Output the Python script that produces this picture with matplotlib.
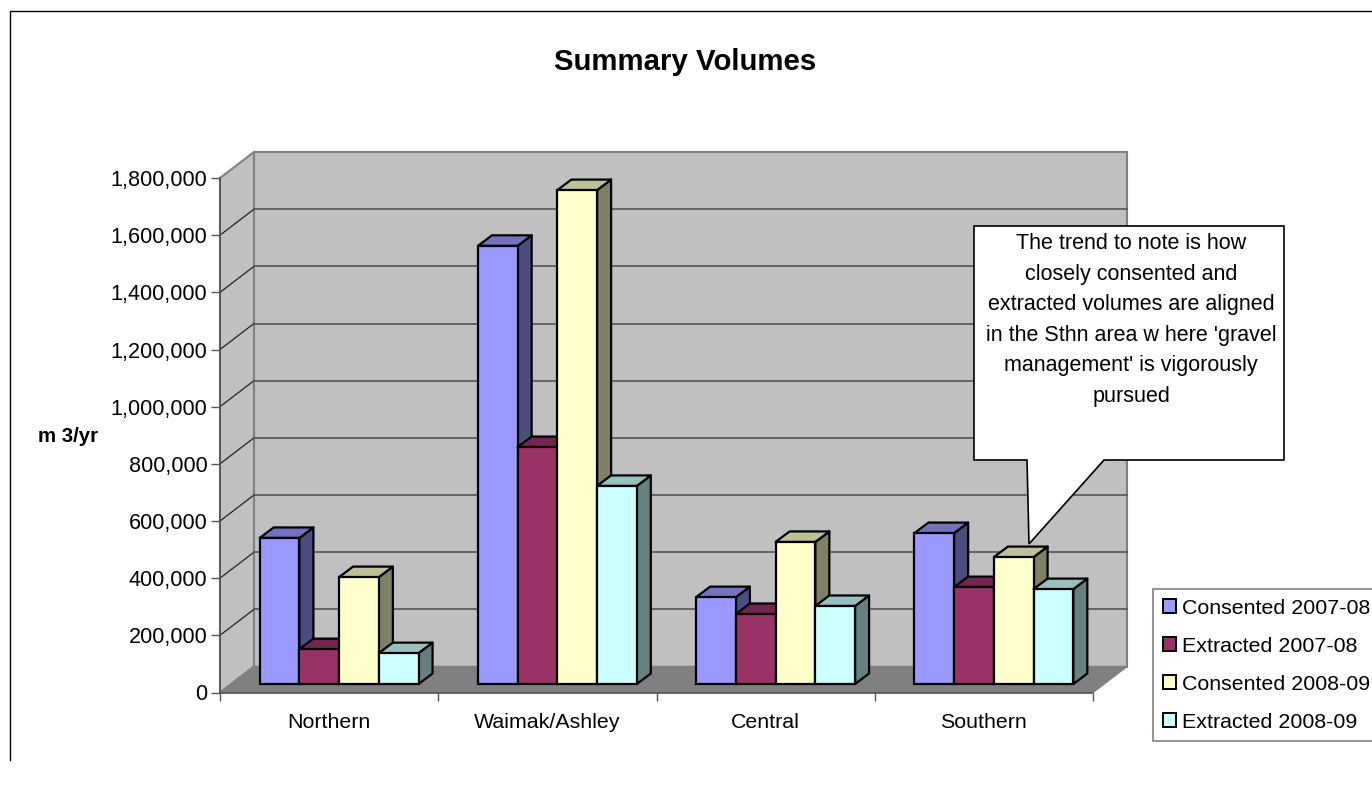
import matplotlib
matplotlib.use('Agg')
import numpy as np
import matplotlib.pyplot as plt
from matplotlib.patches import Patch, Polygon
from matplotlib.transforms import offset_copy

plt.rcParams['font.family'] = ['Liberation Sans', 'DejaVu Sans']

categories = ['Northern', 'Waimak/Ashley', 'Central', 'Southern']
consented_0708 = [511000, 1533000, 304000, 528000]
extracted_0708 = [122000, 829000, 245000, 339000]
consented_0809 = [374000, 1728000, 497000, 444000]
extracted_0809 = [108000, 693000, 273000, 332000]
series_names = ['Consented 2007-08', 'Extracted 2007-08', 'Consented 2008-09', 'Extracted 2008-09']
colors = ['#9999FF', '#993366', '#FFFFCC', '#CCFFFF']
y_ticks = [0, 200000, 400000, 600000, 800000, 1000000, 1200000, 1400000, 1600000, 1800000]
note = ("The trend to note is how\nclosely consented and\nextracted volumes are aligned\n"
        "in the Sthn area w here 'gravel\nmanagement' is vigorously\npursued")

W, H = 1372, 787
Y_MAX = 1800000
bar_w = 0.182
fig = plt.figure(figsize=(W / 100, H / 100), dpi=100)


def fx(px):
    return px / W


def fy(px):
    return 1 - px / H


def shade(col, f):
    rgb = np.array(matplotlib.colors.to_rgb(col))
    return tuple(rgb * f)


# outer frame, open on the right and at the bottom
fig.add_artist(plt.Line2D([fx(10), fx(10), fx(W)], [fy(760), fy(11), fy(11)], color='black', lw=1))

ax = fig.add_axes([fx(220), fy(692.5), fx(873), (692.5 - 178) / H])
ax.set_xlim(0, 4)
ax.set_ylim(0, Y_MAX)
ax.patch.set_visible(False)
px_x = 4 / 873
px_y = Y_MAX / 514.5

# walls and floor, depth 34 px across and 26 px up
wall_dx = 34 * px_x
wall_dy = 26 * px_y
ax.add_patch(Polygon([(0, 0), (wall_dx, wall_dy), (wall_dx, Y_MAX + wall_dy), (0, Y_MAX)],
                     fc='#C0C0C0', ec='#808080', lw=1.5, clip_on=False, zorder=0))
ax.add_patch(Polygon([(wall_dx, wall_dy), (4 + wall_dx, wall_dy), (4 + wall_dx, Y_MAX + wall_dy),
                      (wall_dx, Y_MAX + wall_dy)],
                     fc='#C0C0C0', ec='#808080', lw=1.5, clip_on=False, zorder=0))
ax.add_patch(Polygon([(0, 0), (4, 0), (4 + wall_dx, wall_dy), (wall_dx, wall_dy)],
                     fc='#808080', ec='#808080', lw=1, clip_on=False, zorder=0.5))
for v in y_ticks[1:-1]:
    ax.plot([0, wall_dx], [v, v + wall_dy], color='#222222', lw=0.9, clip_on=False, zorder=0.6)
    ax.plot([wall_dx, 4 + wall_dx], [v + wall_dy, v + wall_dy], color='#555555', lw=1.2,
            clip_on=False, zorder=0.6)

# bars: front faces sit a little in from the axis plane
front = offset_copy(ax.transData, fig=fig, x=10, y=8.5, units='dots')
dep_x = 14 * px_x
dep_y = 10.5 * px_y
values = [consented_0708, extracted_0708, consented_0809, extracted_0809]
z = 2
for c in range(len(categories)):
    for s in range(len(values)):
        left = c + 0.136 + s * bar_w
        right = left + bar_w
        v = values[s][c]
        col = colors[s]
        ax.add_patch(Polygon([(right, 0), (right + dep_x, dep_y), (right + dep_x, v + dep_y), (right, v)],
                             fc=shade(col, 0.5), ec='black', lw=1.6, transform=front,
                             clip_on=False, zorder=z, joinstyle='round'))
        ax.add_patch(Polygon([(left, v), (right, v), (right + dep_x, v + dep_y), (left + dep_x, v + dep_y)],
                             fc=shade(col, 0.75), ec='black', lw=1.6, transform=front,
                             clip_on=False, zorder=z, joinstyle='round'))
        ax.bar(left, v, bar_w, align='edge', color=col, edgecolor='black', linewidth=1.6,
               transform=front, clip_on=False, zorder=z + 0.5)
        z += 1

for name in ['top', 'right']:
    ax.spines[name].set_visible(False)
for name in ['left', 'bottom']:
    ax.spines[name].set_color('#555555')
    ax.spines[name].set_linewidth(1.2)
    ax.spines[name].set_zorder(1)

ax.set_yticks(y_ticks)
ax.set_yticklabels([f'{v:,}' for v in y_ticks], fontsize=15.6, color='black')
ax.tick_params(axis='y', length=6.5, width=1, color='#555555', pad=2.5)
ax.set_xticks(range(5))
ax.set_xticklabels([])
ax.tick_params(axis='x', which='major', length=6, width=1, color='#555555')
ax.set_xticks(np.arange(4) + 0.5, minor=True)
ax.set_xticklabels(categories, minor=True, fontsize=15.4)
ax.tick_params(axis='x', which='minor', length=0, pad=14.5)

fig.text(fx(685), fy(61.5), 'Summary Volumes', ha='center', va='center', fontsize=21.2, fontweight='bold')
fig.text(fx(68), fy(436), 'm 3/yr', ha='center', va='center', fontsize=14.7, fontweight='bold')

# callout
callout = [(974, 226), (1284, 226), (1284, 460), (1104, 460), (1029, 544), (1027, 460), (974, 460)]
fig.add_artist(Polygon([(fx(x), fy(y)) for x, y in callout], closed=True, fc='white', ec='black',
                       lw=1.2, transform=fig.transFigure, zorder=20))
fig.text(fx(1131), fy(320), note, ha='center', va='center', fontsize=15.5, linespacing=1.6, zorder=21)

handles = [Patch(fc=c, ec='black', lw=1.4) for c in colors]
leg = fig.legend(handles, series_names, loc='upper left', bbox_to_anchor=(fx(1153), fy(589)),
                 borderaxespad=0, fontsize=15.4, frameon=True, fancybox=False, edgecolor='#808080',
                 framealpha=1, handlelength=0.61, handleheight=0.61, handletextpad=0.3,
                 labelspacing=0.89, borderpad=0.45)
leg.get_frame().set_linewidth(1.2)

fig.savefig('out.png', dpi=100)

------

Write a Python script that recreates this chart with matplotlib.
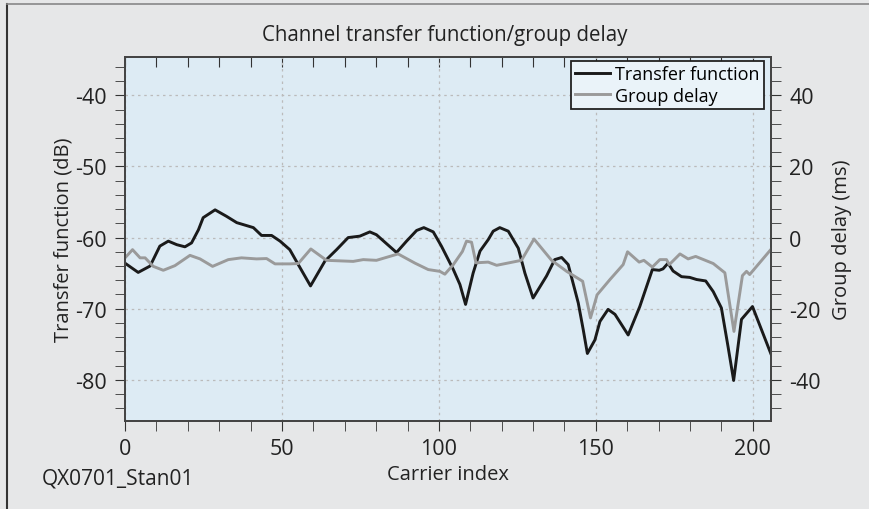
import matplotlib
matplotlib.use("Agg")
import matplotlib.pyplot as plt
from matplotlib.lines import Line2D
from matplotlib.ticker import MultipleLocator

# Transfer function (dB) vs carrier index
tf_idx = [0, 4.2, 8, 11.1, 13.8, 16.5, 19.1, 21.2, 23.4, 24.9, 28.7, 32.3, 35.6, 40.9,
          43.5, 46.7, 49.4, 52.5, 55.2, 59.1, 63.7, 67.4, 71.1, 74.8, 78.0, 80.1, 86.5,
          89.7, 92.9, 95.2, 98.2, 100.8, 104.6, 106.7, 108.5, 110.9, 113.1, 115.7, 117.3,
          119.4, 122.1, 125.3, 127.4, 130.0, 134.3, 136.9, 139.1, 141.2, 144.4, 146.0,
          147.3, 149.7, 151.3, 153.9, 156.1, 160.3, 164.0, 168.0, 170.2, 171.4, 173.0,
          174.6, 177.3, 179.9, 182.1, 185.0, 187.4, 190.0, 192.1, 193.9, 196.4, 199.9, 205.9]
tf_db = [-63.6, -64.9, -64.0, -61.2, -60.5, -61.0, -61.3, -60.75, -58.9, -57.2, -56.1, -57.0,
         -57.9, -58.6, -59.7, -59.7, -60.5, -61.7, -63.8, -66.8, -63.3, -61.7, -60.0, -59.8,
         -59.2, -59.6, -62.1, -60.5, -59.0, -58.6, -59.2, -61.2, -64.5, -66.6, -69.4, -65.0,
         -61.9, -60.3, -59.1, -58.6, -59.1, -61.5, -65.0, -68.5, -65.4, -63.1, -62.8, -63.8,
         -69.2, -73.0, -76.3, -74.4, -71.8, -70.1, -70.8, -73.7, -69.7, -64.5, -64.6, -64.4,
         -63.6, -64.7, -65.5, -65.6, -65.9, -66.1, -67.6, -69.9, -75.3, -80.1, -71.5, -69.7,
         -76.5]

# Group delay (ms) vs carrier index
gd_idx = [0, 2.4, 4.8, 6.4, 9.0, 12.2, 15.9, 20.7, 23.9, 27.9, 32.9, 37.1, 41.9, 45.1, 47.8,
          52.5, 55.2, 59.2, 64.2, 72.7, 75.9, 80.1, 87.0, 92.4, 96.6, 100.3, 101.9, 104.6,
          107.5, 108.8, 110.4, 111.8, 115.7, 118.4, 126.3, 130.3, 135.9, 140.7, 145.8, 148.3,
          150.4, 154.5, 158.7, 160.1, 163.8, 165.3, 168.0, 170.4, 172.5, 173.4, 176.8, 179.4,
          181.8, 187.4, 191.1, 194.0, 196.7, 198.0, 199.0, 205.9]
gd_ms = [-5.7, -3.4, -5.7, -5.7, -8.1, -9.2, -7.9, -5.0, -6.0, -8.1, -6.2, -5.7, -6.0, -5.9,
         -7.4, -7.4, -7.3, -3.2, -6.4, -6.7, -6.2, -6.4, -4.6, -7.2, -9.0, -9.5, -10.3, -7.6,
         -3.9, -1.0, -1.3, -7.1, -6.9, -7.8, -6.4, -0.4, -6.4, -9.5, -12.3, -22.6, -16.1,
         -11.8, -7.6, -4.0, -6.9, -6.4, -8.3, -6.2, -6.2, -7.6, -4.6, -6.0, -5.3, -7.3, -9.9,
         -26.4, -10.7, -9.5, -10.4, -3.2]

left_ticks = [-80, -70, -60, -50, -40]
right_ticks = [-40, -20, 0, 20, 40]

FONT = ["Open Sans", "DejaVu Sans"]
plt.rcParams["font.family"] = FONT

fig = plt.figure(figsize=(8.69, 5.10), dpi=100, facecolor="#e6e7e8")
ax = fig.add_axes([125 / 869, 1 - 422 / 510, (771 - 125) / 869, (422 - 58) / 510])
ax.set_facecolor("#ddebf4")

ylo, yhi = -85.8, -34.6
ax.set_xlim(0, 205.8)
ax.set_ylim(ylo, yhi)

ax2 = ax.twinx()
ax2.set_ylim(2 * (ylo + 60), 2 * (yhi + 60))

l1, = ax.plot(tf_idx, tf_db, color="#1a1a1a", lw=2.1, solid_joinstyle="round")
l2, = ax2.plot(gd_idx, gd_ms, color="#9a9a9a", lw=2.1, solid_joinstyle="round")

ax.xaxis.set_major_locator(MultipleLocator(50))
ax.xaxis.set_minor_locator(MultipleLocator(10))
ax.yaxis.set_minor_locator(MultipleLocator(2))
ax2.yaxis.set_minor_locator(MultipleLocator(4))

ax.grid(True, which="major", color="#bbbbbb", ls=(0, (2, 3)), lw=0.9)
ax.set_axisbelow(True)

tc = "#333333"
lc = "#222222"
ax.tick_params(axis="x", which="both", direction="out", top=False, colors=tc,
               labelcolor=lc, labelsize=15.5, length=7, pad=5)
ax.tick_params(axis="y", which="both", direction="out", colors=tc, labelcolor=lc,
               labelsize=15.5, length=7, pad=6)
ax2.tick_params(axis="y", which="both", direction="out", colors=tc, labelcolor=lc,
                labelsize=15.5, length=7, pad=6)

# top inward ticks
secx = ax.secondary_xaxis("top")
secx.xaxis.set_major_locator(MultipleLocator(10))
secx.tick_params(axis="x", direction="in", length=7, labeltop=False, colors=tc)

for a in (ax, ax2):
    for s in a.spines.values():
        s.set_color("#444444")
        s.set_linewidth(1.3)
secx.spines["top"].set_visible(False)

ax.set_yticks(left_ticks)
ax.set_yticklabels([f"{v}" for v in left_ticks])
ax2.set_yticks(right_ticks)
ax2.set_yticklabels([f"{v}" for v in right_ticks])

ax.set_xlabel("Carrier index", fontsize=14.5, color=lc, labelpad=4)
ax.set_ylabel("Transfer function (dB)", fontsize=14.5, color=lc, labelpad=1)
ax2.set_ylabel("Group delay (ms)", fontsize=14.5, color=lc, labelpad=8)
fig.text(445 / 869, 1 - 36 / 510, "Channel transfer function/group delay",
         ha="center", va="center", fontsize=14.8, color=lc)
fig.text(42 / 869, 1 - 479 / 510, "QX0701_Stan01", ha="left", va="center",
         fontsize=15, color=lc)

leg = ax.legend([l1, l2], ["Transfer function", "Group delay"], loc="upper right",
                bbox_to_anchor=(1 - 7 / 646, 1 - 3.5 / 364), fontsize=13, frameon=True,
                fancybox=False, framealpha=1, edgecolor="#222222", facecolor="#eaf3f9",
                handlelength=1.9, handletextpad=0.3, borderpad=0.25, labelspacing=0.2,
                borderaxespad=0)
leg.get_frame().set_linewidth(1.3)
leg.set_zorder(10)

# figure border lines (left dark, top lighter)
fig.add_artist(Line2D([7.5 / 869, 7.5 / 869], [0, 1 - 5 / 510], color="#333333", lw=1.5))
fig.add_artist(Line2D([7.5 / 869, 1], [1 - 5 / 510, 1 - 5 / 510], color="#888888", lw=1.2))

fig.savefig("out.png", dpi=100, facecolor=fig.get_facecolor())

------

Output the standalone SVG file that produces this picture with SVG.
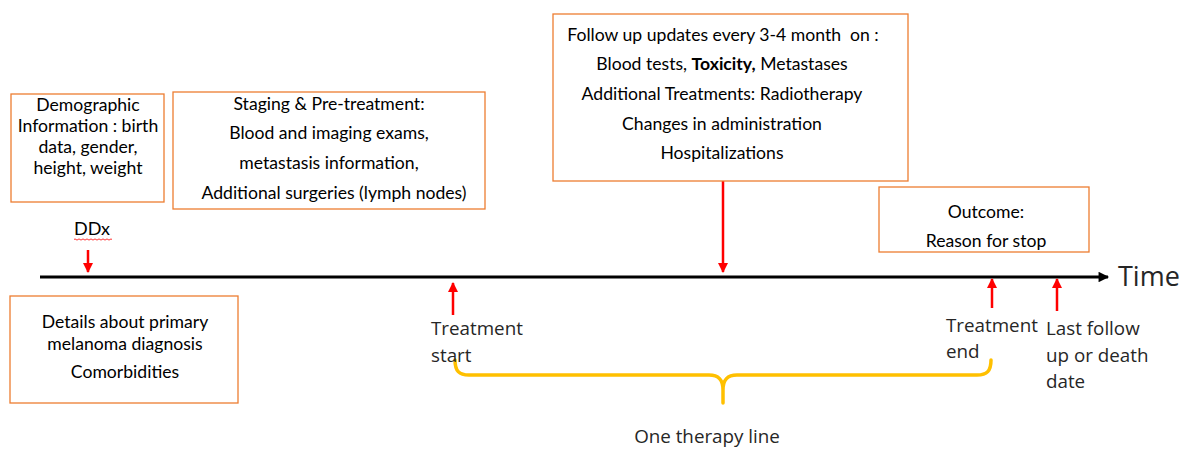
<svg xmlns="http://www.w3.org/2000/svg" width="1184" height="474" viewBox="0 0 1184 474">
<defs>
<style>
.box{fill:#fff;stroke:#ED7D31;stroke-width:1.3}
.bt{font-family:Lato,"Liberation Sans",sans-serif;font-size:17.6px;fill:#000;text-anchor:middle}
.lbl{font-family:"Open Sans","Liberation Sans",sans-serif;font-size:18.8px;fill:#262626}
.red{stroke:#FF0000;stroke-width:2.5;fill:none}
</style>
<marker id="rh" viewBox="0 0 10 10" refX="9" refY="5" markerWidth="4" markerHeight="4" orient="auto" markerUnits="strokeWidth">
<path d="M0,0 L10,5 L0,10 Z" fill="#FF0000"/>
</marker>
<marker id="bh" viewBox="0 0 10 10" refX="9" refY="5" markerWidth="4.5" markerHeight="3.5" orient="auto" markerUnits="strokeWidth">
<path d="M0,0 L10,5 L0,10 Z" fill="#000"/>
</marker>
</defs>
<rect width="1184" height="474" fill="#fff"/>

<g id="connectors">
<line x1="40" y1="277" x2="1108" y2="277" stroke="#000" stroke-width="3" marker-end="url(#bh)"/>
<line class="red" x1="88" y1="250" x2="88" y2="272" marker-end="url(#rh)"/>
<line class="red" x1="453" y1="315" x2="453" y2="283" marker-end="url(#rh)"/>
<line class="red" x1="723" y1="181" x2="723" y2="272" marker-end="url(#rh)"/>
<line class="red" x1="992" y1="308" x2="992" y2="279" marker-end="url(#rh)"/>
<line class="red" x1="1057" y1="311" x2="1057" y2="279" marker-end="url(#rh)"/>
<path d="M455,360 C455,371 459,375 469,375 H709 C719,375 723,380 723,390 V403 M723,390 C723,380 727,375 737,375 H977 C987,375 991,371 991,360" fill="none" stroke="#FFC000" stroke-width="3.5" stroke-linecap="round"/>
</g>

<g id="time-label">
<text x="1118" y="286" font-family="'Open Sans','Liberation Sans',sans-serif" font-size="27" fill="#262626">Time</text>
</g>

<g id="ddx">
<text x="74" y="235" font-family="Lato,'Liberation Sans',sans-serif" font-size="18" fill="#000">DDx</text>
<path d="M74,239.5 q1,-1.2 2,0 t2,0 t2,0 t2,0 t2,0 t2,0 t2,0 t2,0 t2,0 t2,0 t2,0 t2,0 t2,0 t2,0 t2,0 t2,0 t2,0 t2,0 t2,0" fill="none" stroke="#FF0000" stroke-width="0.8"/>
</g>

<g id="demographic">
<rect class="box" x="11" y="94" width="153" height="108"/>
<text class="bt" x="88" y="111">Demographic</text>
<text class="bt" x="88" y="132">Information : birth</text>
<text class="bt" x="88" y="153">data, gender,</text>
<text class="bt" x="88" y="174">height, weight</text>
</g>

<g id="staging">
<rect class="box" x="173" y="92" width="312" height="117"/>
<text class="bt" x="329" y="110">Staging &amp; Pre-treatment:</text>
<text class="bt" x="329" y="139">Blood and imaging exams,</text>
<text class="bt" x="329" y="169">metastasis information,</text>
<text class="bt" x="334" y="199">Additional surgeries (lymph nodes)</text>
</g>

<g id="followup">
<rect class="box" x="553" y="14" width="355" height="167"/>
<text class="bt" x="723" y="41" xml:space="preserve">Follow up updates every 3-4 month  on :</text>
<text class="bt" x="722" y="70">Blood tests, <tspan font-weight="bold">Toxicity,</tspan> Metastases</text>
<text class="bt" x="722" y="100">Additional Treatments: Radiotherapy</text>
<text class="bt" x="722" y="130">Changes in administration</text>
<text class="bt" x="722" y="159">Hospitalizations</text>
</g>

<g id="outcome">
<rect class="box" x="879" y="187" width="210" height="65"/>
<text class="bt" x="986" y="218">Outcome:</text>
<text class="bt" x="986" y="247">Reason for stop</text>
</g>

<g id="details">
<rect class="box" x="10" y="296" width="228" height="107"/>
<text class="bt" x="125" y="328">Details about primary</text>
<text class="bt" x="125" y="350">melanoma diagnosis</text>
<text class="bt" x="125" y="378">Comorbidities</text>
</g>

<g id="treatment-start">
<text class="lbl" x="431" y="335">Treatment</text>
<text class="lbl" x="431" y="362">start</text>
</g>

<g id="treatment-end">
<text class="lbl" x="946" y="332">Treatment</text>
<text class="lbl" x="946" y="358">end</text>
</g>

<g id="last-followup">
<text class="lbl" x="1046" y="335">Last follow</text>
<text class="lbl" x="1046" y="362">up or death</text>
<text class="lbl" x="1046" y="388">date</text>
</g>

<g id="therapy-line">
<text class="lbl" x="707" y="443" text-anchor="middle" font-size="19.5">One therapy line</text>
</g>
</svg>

------

▶ **GIVEN REQUEST**
Skip the pictures. Set down only the lines from the one containing "Output the Python" through the one containing "return 1 - px / H", exactly as they appear, ends included.

▶ **PROBLEM SOLUTION**
Output the Python script that produces this picture with matplotlib.
import matplotlib
matplotlib.use('Agg')
import numpy as np
import matplotlib.pyplot as plt
from matplotlib.patches import Patch, Polygon
from matplotlib.transforms import offset_copy

plt.rcParams['font.family'] = ['Liberation Sans', 'DejaVu Sans']

categories = ['Northern', 'Waimak/Ashley', 'Central', 'Southern']
consented_0708 = [511000, 1533000, 304000, 528000]
extracted_0708 = [122000, 829000, 245000, 339000]
consented_0809 = [374000, 1728000, 497000, 444000]
extracted_0809 = [108000, 693000, 273000, 332000]
series_names = ['Consented 2007-08', 'Extracted 2007-08', 'Consented 2008-09', 'Extracted 2008-09']
colors = ['#9999FF', '#993366', '#FFFFCC', '#CCFFFF']
y_ticks = [0, 200000, 400000, 600000, 800000, 1000000, 1200000, 1400000, 1600000, 1800000]
note = ("The trend to note is how\nclosely consented and\nextracted volumes are aligned\n"
        "in the Sthn area w here 'gravel\nmanagement' is vigorously\npursued")

W, H = 1372, 787
Y_MAX = 1800000
bar_w = 0.182
fig = plt.figure(figsize=(W / 100, H / 100), dpi=100)


def fx(px):
    return px / W


def fy(px):
    return 1 - px / H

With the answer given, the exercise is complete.